Everyone must be treated equally regardless of their race! If things were messed up in the US in the past, the solution is not to go to the other extreme.
Just because you don't like that a bunch of white men lost their case does not mean the law said they should win or that she misinterpreted it.
The 14th Amendment states that nobody can be denied "equal protection under the law". The fact that she ruled that it is legal for a city to decide to throw out a test on the basis of race is disturbing. Add to that her statements on how a "wise latina woman" would render a better verdict than a white male and her nomination appears troublesome. While this point has been brought up before, I think it bears repeating; imagine if someone like Scalia had said a white male would make a better justice than a latina woman, the Senate would have a cow at such a nomination.
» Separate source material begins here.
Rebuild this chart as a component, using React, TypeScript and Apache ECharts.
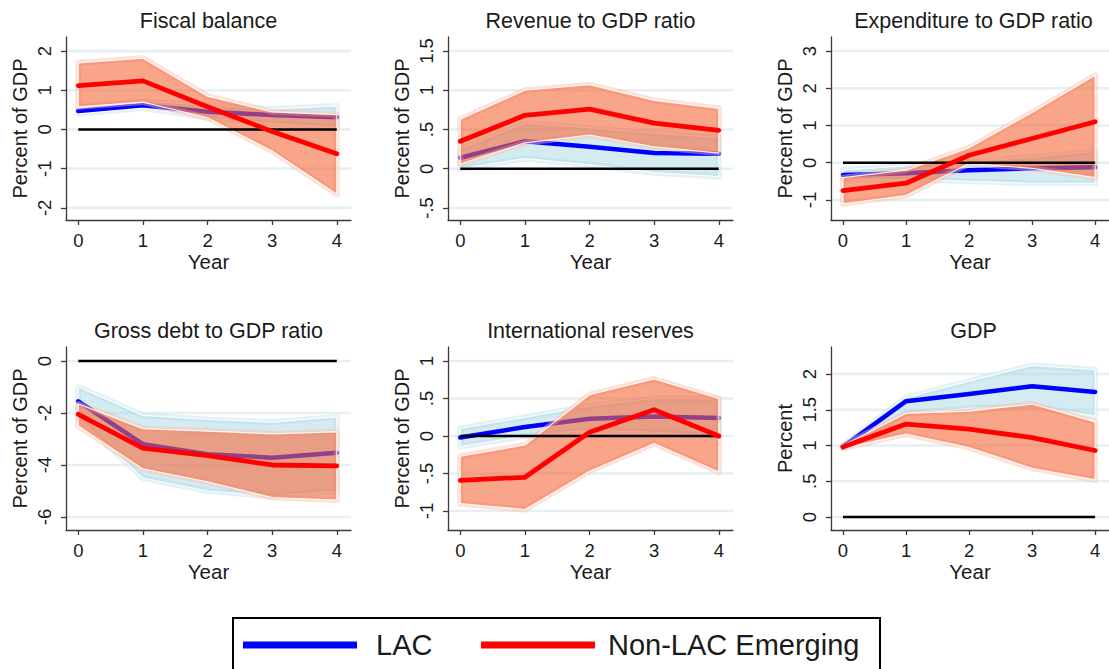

I hope the Senate can remain civil about the Sotomayor nomination but still leave it open to questioning. The Senate has occasionally gone into hissy fits over SCOTUS nominees. In particular the case of Reagan's failed nomination of Robert Bork (Reagan eventually successfully nominated Anthony Kennedy) and Bush41's successful nomination of Clarence Thomas Democratic Senators turned the process into a circus of personal attacks. Clarence Thomas, who is black, refered to the largely baseless series of bizzare allegations of sexual harrasment and personal attacks as being nothing more than a "high tech lynching". During the Bork nomination Ted Kennedy issued a series of very personal attacks, Bork's video rentals (of which there was nothing interesting) were spied on, and a large number of attack ads were run by various left wing special interest groups. At the end of either case, the public was left wondering if the Senate had been abusive of its "advice and consent" powers. Hopefully in the Sotomayor case, Republicans can get some answers without engaging in similar tactics.
I do hope that we can get some answers, the current knowledge we have of Sotomayor makes me uneasy.